En ese momento Jesús tiene la misma lucha que tenemos en este mundo todos los seres humanos: alinear nuestra voluntad humana con la voluntad de Dios. Jesús ve que ha llegado la hora de entregar su vida y expresa la dificultad: «Ahora mi alma está turbada. Y ¿qué voy a decir? ¿Padre, líbrame de esta hora?». Eso, ¡de ninguna manera! Tiene un momento de lucha para vencer su inclinación humana y alinear plenamente su voluntad humana con la de Dios: «¡He llegado a esta hora para esto! Padre, glorifica tu Nombre». Después de ese momento de lucha, Jesús va a su muerte en la cruz con plena conciencia y voluntad. Él quiere glorificar el Nombre de Dios, que consiste en dar la vida eterna a los seres humanos, como bien decía San Ireneo: «La gloria de Dios es el hombre viviente». Él quiere, tanto como su Padre, la salvación del género humano. Adhiere plenamente: «Sí, Padre, pues tal ha sido tu beneplácito» (Mt 11,26).

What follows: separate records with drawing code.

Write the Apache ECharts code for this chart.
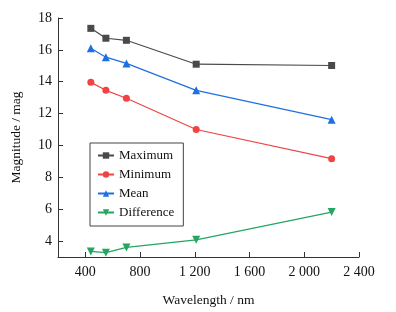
<!DOCTYPE html>
<html>
<head>
<meta charset="utf-8">
<script src="https://cdn.jsdelivr.net/npm/echarts@6/dist/echarts.min.js"></script>
<style>
  html, body { margin: 0; padding: 0; background: #fff; }
  #chart { width: 396px; height: 312px; }
</style>
</head>
<body>
<div id="chart"></div>
<script>
// Wavelength (nm) of each band, and magnitudes
const wavelengths = [440, 550, 700, 1210, 2200];
const maximum = [17.35, 16.73, 16.6, 15.1, 15.02];
const minimum = [13.96, 13.46, 12.96, 11.0, 9.17];
const mean = [16.1, 15.54, 15.15, 13.46, 11.62];
const difference = [3.35, 3.27, 3.6, 4.08, 5.82];
const xTicks = [400, 800, 1200, 1600, 2000, 2400];
const yTicks = [4, 6, 8, 10, 12, 14, 16, 18];

const font = "'Liberation Serif', 'DejaVu Serif', serif";
const axisColor = "#333";

function pairs(ys) { return wavelengths.map((x, i) => [x, ys[i]]); }

function series(name, data, color, symbol, size) {
  return {
    name, type: "line", data: pairs(data),
    symbol, symbolSize: size,
    itemStyle: { color },
    lineStyle: { color, width: 1.2 },
  };
}

const chart = echarts.init(document.getElementById("chart"), null, { renderer: "canvas" });
chart.setOption({
  animation: false,
  textStyle: { fontFamily: font },
  grid: { left: 58, right: 37, top: 18, bottom: 54 },
  legend: {
    orient: "vertical",
    left: 90, top: 143,
    itemWidth: 16, itemHeight: 8, itemGap: 6,
    padding: [6, 9, 7, 7],
    borderColor: "#444", borderWidth: 1,
    textStyle: { fontFamily: font, fontSize: 13, color: "#111" },
    data: ["Maximum", "Minimum", "Mean", "Difference"],
  },
  xAxis: {
    type: "value", min: 200, max: 2400,
    name: "Wavelength / nm", nameLocation: "middle", nameGap: 36,
    nameTextStyle: { fontFamily: font, fontSize: 13.5, color: "#111" },
    axisLine: { lineStyle: { color: axisColor, width: 1 } },
    axisTick: { inside: true, length: 5, customValues: xTicks, lineStyle: { color: axisColor } },
    axisLabel: {
      customValues: xTicks, margin: 8,
      fontFamily: font, fontSize: 14, color: "#111",
      formatter: (v) => v >= 1000 ? String(v).replace(/(\d)(\d{3})$/, "$1 $2") : String(v),
    },
    splitLine: { show: false },
  },
  yAxis: {
    type: "value", min: 3, max: 18,
    name: "Magnitude / mag", nameLocation: "middle", nameGap: 35,
    nameTextStyle: { fontFamily: font, fontSize: 13.5, color: "#111" },
    axisLine: { show: true, lineStyle: { color: axisColor, width: 1 } },
    axisTick: { inside: true, length: 5, customValues: yTicks, lineStyle: { color: axisColor } },
    axisLabel: {
      customValues: yTicks, margin: 6,
      fontFamily: font, fontSize: 14, color: "#111",
    },
    splitLine: { show: false },
  },
  series: [
    series("Maximum", maximum, "#4a4a4a", "rect", 7),
    series("Minimum", minimum, "#f04444", "circle", 7),
    series("Mean", mean, "#1e6fe0", "triangle", 8),
    series("Difference", difference, "#22a660", "path://M0,0 L10,0 L5,9 Z", 8),
  ],
});
</script>
</body>
</html>
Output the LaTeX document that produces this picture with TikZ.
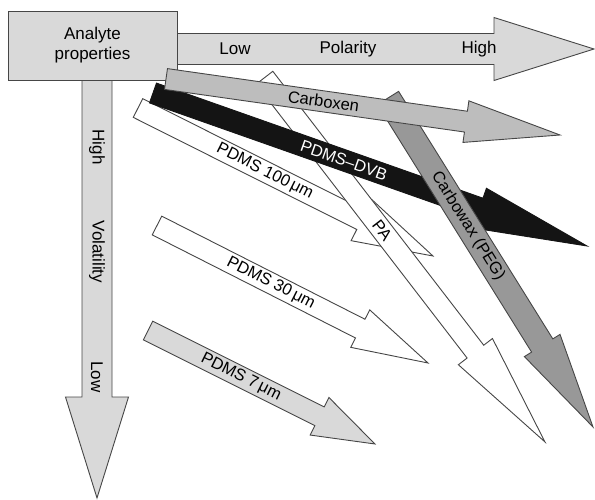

Así se explica su declaración conclusiva: «Yo, cuando sea levantado de la tierra, atraeré a todos hacia mí». El evangelista explica: «Decía esto para significar de qué muerte iba a morir». Cada uno de nosotros debe preguntarse, en este tiempo de Cuaresma, que nos prepara para la celebración de estos misterios, si ha sido atraído hacia Cristo en la contemplación de su cruz. La cruz es el testimonio de amor máximo que ha ocurrido en toda la historia del mundo; es el amor que ha movido a los santos y a los cristianos de todos los tiempos a entregar su vida por los demás: «En esto hemos conocido lo que es el amor: en que él dio su vida por nosotros. También nosotros debemos dar la vida por los hermanos» (1Jn 3,16).